(Raw records)
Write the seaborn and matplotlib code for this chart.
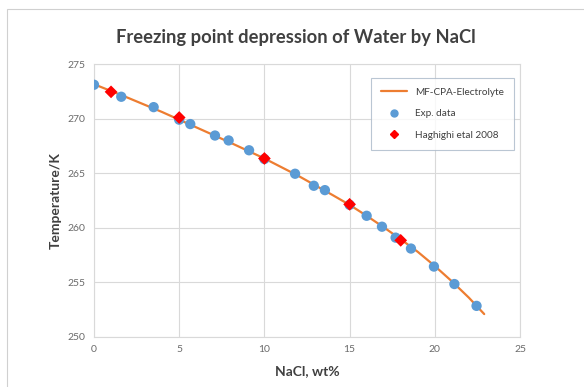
import matplotlib
matplotlib.use("Agg")
import matplotlib.pyplot as plt
import seaborn as sns
import pandas as pd
from matplotlib.lines import Line2D
from matplotlib.patches import Rectangle

# Model curve (MF-CPA-Electrolyte)
model_x = [0, 2, 4, 6, 8, 10, 12, 14, 15, 16, 17, 18, 19, 20, 21, 22, 22.9]
model_T = [273.15, 271.9, 270.6, 269.2, 267.8, 266.35, 264.75, 263.0, 262.1, 261.1, 260.05, 258.95, 257.8, 256.5, 255.1, 253.6, 252.1]

# Experimental data
exp_x = [0, 1.6, 3.5, 5.0, 5.65, 7.1, 7.9, 9.1, 10.0, 11.8, 12.9, 13.55, 15.0, 16.0, 16.9, 17.7, 18.6, 19.95, 21.15, 22.45]
exp_T = [273.1, 272.0, 271.05, 269.9, 269.5, 268.45, 268.0, 267.1, 266.3, 264.95, 263.85, 263.45, 262.1, 261.1, 260.1, 259.1, 258.1, 256.45, 254.85, 252.85]

# Haghighi et al 2008
hag_x = [1.0, 5.0, 10.0, 15.0, 18.0]
hag_T = [272.45, 270.1, 266.35, 262.15, 258.85]

sns.set_theme(style="white")
plt.rcParams["font.family"] = ["Lato", "DejaVu Sans"]

fig = plt.figure(figsize=(5.84, 3.87), dpi=100)
fig.patch.set_facecolor("white")
# outer chart border
fig.add_artist(Rectangle((7 / 584, -0.05), 1.0, 1 - 9 / 387 + 0.05, transform=fig.transFigure,
                         fill=False, edgecolor="#d0d0d0", linewidth=0.8))

ax = fig.add_axes([94 / 584, 1 - 337 / 387, (520 - 94) / 584, (337 - 64) / 387])

line_df = pd.DataFrame({"x": model_x, "T": model_T})
exp_df = pd.DataFrame({"x": exp_x, "T": exp_T})
hag_df = pd.DataFrame({"x": hag_x, "T": hag_T})

sns.lineplot(data=line_df, x="x", y="T", ax=ax, color="#ed7d31", linewidth=1.6, zorder=2)
sns.scatterplot(data=exp_df, x="x", y="T", ax=ax, color="#5b9bd5", s=55, edgecolor="none",
                marker="o", zorder=3)
sns.scatterplot(data=hag_df, x="x", y="T", ax=ax, color="#ff0000", s=42, edgecolor="none",
                marker="D", zorder=4)

ax.set_xlim(0, 25)
ax.set_ylim(250, 275)
ax.set_xticks([0, 5, 10, 15, 20, 25])
ax.set_yticks([250, 255, 260, 265, 270, 275])
ax.grid(True, color="#d9d9d9", linewidth=0.8)
for s in ax.spines.values():
    s.set_color("#d9d9d9")
    s.set_linewidth(0.8)
ax.tick_params(axis="both", length=0, labelsize=7.5, labelcolor="#6b6b6b", pad=6)

ax.set_xlabel("NaCl, wt%", fontsize=10, fontweight="bold", color="#404040", labelpad=8)
ax.set_ylabel("Temperature/K", fontsize=10, fontweight="bold", color="#404040", labelpad=4)
fig.text(296 / 584, 1 - 38 / 387, "Freezing point depression of Water by NaCl", ha="center", va="center",
         fontsize=13.2, fontweight="bold", color="#404040")

handles = [
    Line2D([0], [0], color="#ed7d31", linewidth=1.6),
    Line2D([0], [0], color="#5b9bd5", marker="o", linestyle="none", markersize=5),
    Line2D([0], [0], color="#ff0000", marker="D", linestyle="none", markersize=4.5),
]
labels = ["MF-CPA-Electrolyte", "Exp. data", "Haghighi etal 2008"]
leg = ax.legend(handles, labels, loc="upper right", bbox_to_anchor=(1.0 - 1 / 426, 1 - 9 / 273),
                fontsize=7.2, frameon=True, fancybox=False, edgecolor="#a9b8c8", labelspacing=1.25,
                handlelength=2.6, borderpad=1.0)
leg.get_frame().set_linewidth(0.8)
for t in leg.get_texts():
    t.set_color("#404040")

fig.savefig("out.png", dpi=100, facecolor="white")
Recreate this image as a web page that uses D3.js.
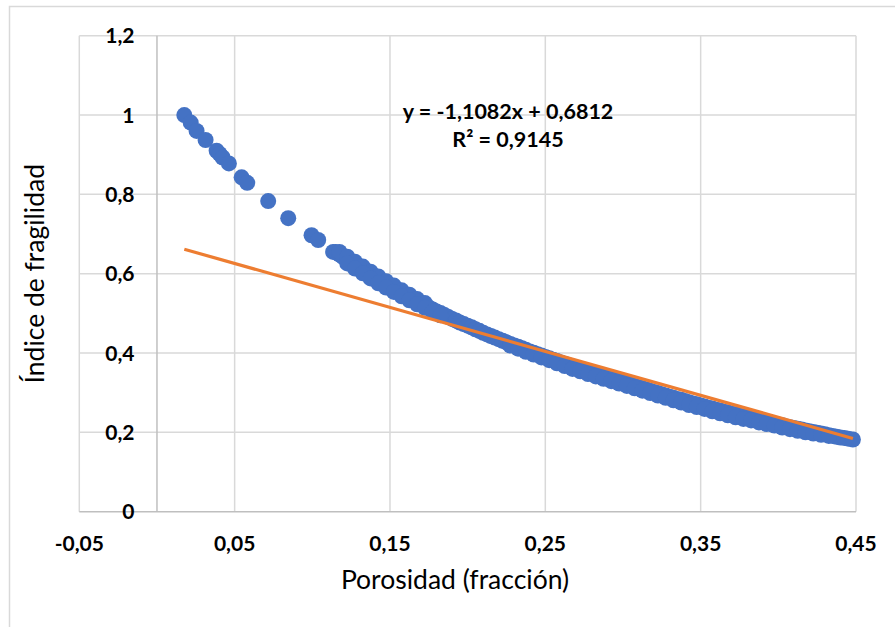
<!DOCTYPE html>
<html lang="es">
<head>
<meta charset="utf-8">
<title>Índice de fragilidad vs porosidad</title>
<script src="https://cdn.jsdelivr.net/npm/d3@7"></script>
<style>
  html, body { margin: 0; padding: 0; background: #ffffff; }
  svg { display: block; }
  text { font-family: Lato, "Open Sans", sans-serif; fill: #000; }
</style>
</head>
<body>
<svg id="chart" width="895" height="627"></svg>
<script>
// Sparse measured points (low porosity)
const sparsePorosity = [0.0176, 0.0217, 0.0255, 0.0313, 0.0384, 0.0403, 0.0423, 0.0463, 0.0545, 0.0581, 0.0716, 0.0845, 0.0995, 0.1038, 0.1134];
const sparseIndex    = [1.000, 0.981, 0.960, 0.937, 0.910, 0.902, 0.893, 0.878, 0.843, 0.829, 0.783, 0.740, 0.697, 0.685, 0.655];

// Dense measured points (main band)
const bandPorosity = [
  0.115, 0.1175, 0.120, 0.1225, 0.125, 0.1275, 0.130, 0.1325, 0.135, 0.1375,
  0.140, 0.1425, 0.145, 0.1475, 0.150, 0.1525, 0.155, 0.1575, 0.160, 0.1625,
  0.165, 0.1675, 0.170, 0.1725, 0.175, 0.1775, 0.180, 0.1825, 0.185, 0.1875,
  0.190, 0.1925, 0.195, 0.1975, 0.200, 0.2025, 0.205, 0.2075, 0.210, 0.2125,
  0.215, 0.2175, 0.220, 0.2225, 0.225, 0.2275, 0.230, 0.2325, 0.235, 0.2375,
  0.240, 0.2425, 0.245, 0.2475, 0.250, 0.2525, 0.255, 0.2575, 0.260, 0.2625,
  0.265, 0.2675, 0.270, 0.2725, 0.275, 0.2775, 0.280, 0.2825, 0.285, 0.2875,
  0.290, 0.2925, 0.295, 0.2975, 0.300, 0.3025, 0.305, 0.3075, 0.310, 0.3125,
  0.315, 0.3175, 0.320, 0.3225, 0.325, 0.3275, 0.330, 0.3325, 0.335, 0.3375,
  0.340, 0.3425, 0.345, 0.3475, 0.350, 0.3525, 0.355, 0.3575, 0.360, 0.3625,
  0.365, 0.3675, 0.370, 0.3725, 0.375, 0.3775, 0.380, 0.3825, 0.385, 0.3875,
  0.390, 0.3925, 0.395, 0.3975, 0.400, 0.4025, 0.405, 0.4075, 0.410, 0.4125,
  0.415, 0.4175, 0.420, 0.4225, 0.425, 0.4275, 0.430, 0.4325, 0.435, 0.4375,
  0.440, 0.4425, 0.445, 0.448];
const bandIndex = [
  0.655, 0.648, 0.641, 0.635, 0.628, 0.622, 0.615, 0.609, 0.603, 0.597,
  0.590, 0.584, 0.578, 0.573, 0.567, 0.562, 0.556, 0.551, 0.545, 0.540,
  0.535, 0.530, 0.525, 0.520, 0.515, 0.510, 0.505, 0.501, 0.496, 0.491,
  0.486, 0.482, 0.477, 0.473, 0.469, 0.465, 0.460, 0.456, 0.451, 0.447,
  0.443, 0.439, 0.435, 0.431, 0.427, 0.423, 0.419, 0.416, 0.412, 0.408,
  0.404, 0.401, 0.397, 0.394, 0.390, 0.387, 0.383, 0.380, 0.376, 0.373,
  0.369, 0.366, 0.363, 0.360, 0.356, 0.353, 0.350, 0.347, 0.344, 0.341,
  0.338, 0.335, 0.332, 0.329, 0.326, 0.323, 0.320, 0.317, 0.314, 0.311,
  0.308, 0.305, 0.302, 0.299, 0.296, 0.293, 0.290, 0.287, 0.284, 0.282,
  0.279, 0.276, 0.273, 0.271, 0.268, 0.265, 0.262, 0.260, 0.257, 0.255,
  0.252, 0.250, 0.247, 0.245, 0.242, 0.240, 0.238, 0.236, 0.233, 0.231,
  0.228, 0.226, 0.224, 0.222, 0.220, 0.218, 0.215, 0.213, 0.211, 0.209,
  0.207, 0.205, 0.203, 0.201, 0.199, 0.197, 0.195, 0.193, 0.191, 0.189,
  0.187, 0.186, 0.184, 0.182];

// Upper edge of the cloud where it widens (around 0.12 - 0.17)
const upperRowPorosity = [0.1175, 0.1225, 0.1275, 0.1325, 0.1375, 0.1425, 0.1475, 0.1525, 0.1575, 0.1625, 0.1675, 0.1725];
const upperRowIndex    = [0.655, 0.643, 0.630, 0.618, 0.605, 0.593, 0.581, 0.570, 0.558, 0.547, 0.536, 0.526];

// Lower edge of the cloud (around 0.12 - 0.18 and 0.23 - 0.43)
const lowerRowPorosity = [0.1225, 0.1275, 0.1325, 0.1375, 0.1425, 0.1475, 0.1525, 0.1575, 0.1625, 0.1675, 0.1725, 0.1775, 0.1825,
  0.2275, 0.2325, 0.2375, 0.2425, 0.2475, 0.2525, 0.2575, 0.2625, 0.2675, 0.2725, 0.2775, 0.2825, 0.2875,
  0.2925, 0.2975, 0.3025, 0.3075, 0.3125, 0.3175, 0.3225, 0.3275, 0.3325, 0.3375, 0.3425, 0.3475, 0.3525,
  0.3575, 0.3625, 0.3675, 0.3725, 0.3775, 0.3825, 0.3875, 0.3925, 0.3975, 0.4025, 0.4075, 0.4125, 0.4175,
  0.4225, 0.4275, 0.4325];
const lowerRowIndex    = [0.626, 0.613, 0.601, 0.588, 0.576, 0.565, 0.554, 0.543, 0.533, 0.523, 0.514, 0.504, 0.495,
  0.419, 0.411, 0.403, 0.396, 0.389, 0.382, 0.374, 0.367, 0.360, 0.354, 0.347, 0.341, 0.335,
  0.329, 0.323, 0.317, 0.311, 0.305, 0.299, 0.293, 0.287, 0.281, 0.275, 0.269, 0.264, 0.259,
  0.253, 0.248, 0.243, 0.238, 0.234, 0.230, 0.225, 0.221, 0.217, 0.212, 0.208, 0.204, 0.200,
  0.197, 0.194, 0.191];

// Linear trend fitted to the data
const trendSlope = -1.1082;
const trendIntercept = 0.6812;
const trendLabel = ["y = -1,1082x + 0,6812", "R² = 0,9145"];

// Axes
const xTicks = [-0.05, 0.05, 0.15, 0.25, 0.35, 0.45];
const xTickLabels = ["-0,05", "0,05", "0,15", "0,25", "0,35", "0,45"];
const yTicks = [0, 0.2, 0.4, 0.6, 0.8, 1, 1.2];
const yTickLabels = ["0", "0,2", "0,4", "0,6", "0,8", "1", "1,2"];
const xTitle = "Porosidad (fracción)";
const yTitle = "Índice de fragilidad";

const svg = d3.select("#chart");
const W = 895, H = 627;

const x = d3.scaleLinear().domain([-0.05, 0.45]).range([79.3, 856]);
const y = d3.scaleLinear().domain([0, 1.2]).range([511.7, 35.7]);

// Chart area frame
svg.append("path")
  .attr("d", `M9.5,${H} V6.5 H${W}`)
  .attr("fill", "none")
  .attr("stroke", "#d9d9d9")
  .attr("stroke-width", 1.5);

// Gridlines
const grid = svg.append("g");
grid.selectAll("line.v").data(xTicks).join("line")
  .attr("x1", d => x(d)).attr("x2", d => x(d))
  .attr("y1", y(1.2)).attr("y2", y(0))
  .attr("stroke", "#d9d9d9").attr("stroke-width", 1.5);
grid.selectAll("line.h").data(yTicks.filter(d => d > 0)).join("line")
  .attr("x1", x(-0.05)).attr("x2", x(0.45))
  .attr("y1", d => y(d)).attr("y2", d => y(d))
  .attr("stroke", "#d9d9d9").attr("stroke-width", 1.5);

// Axis lines
svg.append("line")
  .attr("x1", x(-0.05)).attr("x2", x(0.45))
  .attr("y1", y(0)).attr("y2", y(0))
  .attr("stroke", "#bfbfbf").attr("stroke-width", 1.5);
svg.append("line")
  .attr("x1", x(0)).attr("x2", x(0))
  .attr("y1", y(1.2)).attr("y2", y(0))
  .attr("stroke", "#bfbfbf").attr("stroke-width", 1.5);

// Scatter points
const pts = [];
sparsePorosity.forEach((p, i) => pts.push([p, sparseIndex[i]]));
bandPorosity.forEach((p, i) => pts.push([p, bandIndex[i]]));
upperRowPorosity.forEach((p, i) => pts.push([p, upperRowIndex[i]]));
lowerRowPorosity.forEach((p, i) => pts.push([p, lowerRowIndex[i]]));

svg.append("g").selectAll("circle").data(pts).join("circle")
  .attr("cx", d => x(d[0]))
  .attr("cy", d => y(d[1]))
  .attr("r", 8)
  .attr("fill", "#4472c4");

// Trend line across the data range
const allX = pts.map(d => d[0]);
const xMin = d3.min(allX), xMax = d3.max(allX);
svg.append("line")
  .attr("x1", x(xMin)).attr("y1", y(trendSlope * xMin + trendIntercept))
  .attr("x2", x(xMax)).attr("y2", y(trendSlope * xMax + trendIntercept))
  .attr("stroke", "#ed7d31")
  .attr("stroke-width", 3.2);

// Tick labels
svg.append("g").selectAll("text").data(xTicks).join("text")
  .attr("x", d => x(d))
  .attr("y", 550.5)
  .attr("text-anchor", "middle")
  .attr("font-size", 21)
  .attr("font-weight", "bold")
  .text((d, i) => xTickLabels[i]);

svg.append("g").selectAll("text").data(yTicks).join("text")
  .attr("x", 134.5)
  .attr("y", d => y(d) + 7.5)
  .attr("text-anchor", "end")
  .attr("font-size", 21)
  .attr("font-weight", "bold")
  .text((d, i) => yTickLabels[i]);

// Trend equation
svg.append("g").selectAll("text").data(trendLabel).join("text")
  .attr("x", 508)
  .attr("y", (d, i) => 118.5 + i * 28.5)
  .attr("text-anchor", "middle")
  .attr("font-size", 21.5)
  .attr("font-weight", "bold")
  .text(d => d);

// Axis titles
svg.append("text")
  .attr("x", 455)
  .attr("y", 589)
  .attr("text-anchor", "middle")
  .attr("font-size", 26.5)
  .text(xTitle);

svg.append("text")
  .attr("transform", `translate(44,${(y(0) + y(1.2)) / 2}) rotate(-90)`)
  .attr("text-anchor", "middle")
  .attr("font-size", 26.5)
  .text(yTitle);
</script>
</body>
</html>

## Work instructions:
From the first line above down to the line with "255.1, 253.6, 252.1]", reproduce every line and no others, omitting pictures.

## Result:
Write the seaborn and matplotlib code for this chart.
import matplotlib
matplotlib.use("Agg")
import matplotlib.pyplot as plt
import seaborn as sns
import pandas as pd
from matplotlib.lines import Line2D
from matplotlib.patches import Rectangle

# Model curve (MF-CPA-Electrolyte)
model_x = [0, 2, 4, 6, 8, 10, 12, 14, 15, 16, 17, 18, 19, 20, 21, 22, 22.9]
model_T = [273.15, 271.9, 270.6, 269.2, 267.8, 266.35, 264.75, 263.0, 262.1, 261.1, 260.05, 258.95, 257.8, 256.5, 255.1, 253.6, 252.1]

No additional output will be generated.